They came to Pushkin Square by the thousands, carrying flowers and candles in memory of the dead. Soon, the central Moscow square had filled, but the mourners kept coming.
“How can God exist if he lets children die?” asked Ivan Reznik, 17, between prayers. “How can he let them die while the thieves get to live?”
Thousands of Russians in more than twenty cities across the country on Tuesday asked the same questions in spontaneous vigils for the victims of the Kemerovo tragedy.
Two Days After the Kemerovo Mall Fire: Here’s What We Know So Far
Two days earlier, on Sunday, a fire had engulfed the Winter Cherry mall in Kemerovo, the capital of a Siberian coal-mining region. The blaze swept through a children’s play area and a cinema complex, killing 64 people, many of them children.
In the wake of the tragedy, horror stories of faulty fire alarms, blocked exits and children texting farewells to loved ones flooded social media. Trust in the official investigation was low — rumors circulated that investigators had fudged the death toll, which, according to one popular version, was closer to 400.
“The children are already dead, they can’t be brought back,” a man who had lost his wife, sister and three children in the tragedy said at a rally in Kemerovo earlier on Tuesday. “What we need now is justice.”
During the ten-hour protest, residents of Kemerovo gathered in front of a local government building, with many claiming that the authorities were hiding the full scale of the tragedy.
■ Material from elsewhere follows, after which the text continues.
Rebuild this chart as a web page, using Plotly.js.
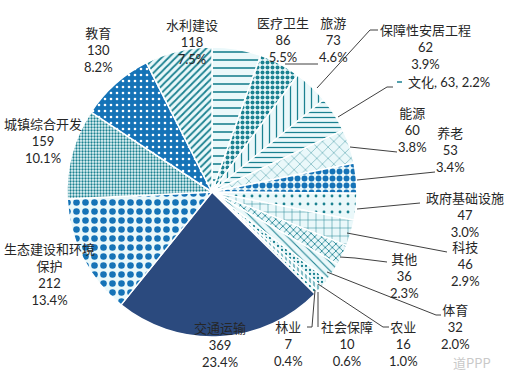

Blocked from getting too close by riot police, residents carried signs that read “Corruption kills” and “We are all trapped in this zoo.” When they were greeted by several local officials, they responded with shouts of “murderers” and “resign.” Some demanded that President Vladimir Putin step down, too.
Putin, who was re-elected to a fourth term last week, visited the city early on Tuesday. Blaming “criminal negligence,” he laid flowers at a makeshift memorial to the victims, before meeting with the regional governor, Aman Tuleyev, who asked him for forgiveness. But neither Putin nor Tulеyev visited the square to confront the relatives of the deceased.
“These protests show how little Russians trust their government, and how little the government trusts its own citizens,” political analyst Yekaterina Schulmann told The Moscow Times.
Putin was also slow to declare a day of national mourning, preceded by several regions announcing their own. “Dozens dead but no mourning?” read a sign in the central city of Perm on Tuesday. “Who will respond, Mr. President? Why are you silent?”
The cause of the fire has yet to be determined, but terrorism has already been ruled out. Investigators have said that the mall’s fire exits were blocked and that the alarm system had been out of service. They also announced that a security guard did not initiate the backup manual system.
But many Russians blame poorly trained rescue workers and widespread corruption, which allows businesses to bypass safety inspections for kickbacks.
“This was not an accident,” said Anna Ustyakina, 22, in Moscow. “This was the result of systematic corruption, which we can only see this clearly when it results in so many deaths.”
At the square in Kemerovo, one woman recalled how firefighters refused to break into one of the locked theaters, saying no one was inside. Meanwhile, the woman was on the phone with her trapped daughter.
“‘My daughter asked: ‘Mom, why isn’t anyone saving us? I am suffocating,’” the woman recounted as she wept. “I begged the firefighters, but they stood there smirking.”
Another woman demanded to know why firefighters had not evacuated the top floor with ladders. Some of the victims had leapt from the four-story building to their deaths.
“The children were a big trigger for the protests,” says Schulmann. “Every Russian can imagine themselves in a shopping mall with their kids on a Sunday.”
The scope and intensity of the impromptu grassroots protests are rare for Russia and they appeared to have spurred the authorities to action.
Moscow’s mayor Sergei Sobyanin announced an official vigil for two hours before the one that had been organized by locals on Facebook a day earlier. “He’s trying to divert the attention,” Schulmann explained. “This is the government’s usual tactic.”
But Muscovites appeared to prefer the protest on Pushkin Square, where they laid flowers and lit candles, standing by silently in remembrance.
Mostly, they were silent. As the emotion overflowed, protests and chants broke out sporadically, too. “Down with the tsar!” some yelled. “Corruption kills,” added others.
Many begged the protesters to keep quiet, arguing it was a moment for remembrance, not demonstration.
“At some point they have to hear our voices,” one protester called out, exasperated. “We can’t just stand by as they keep killing us.”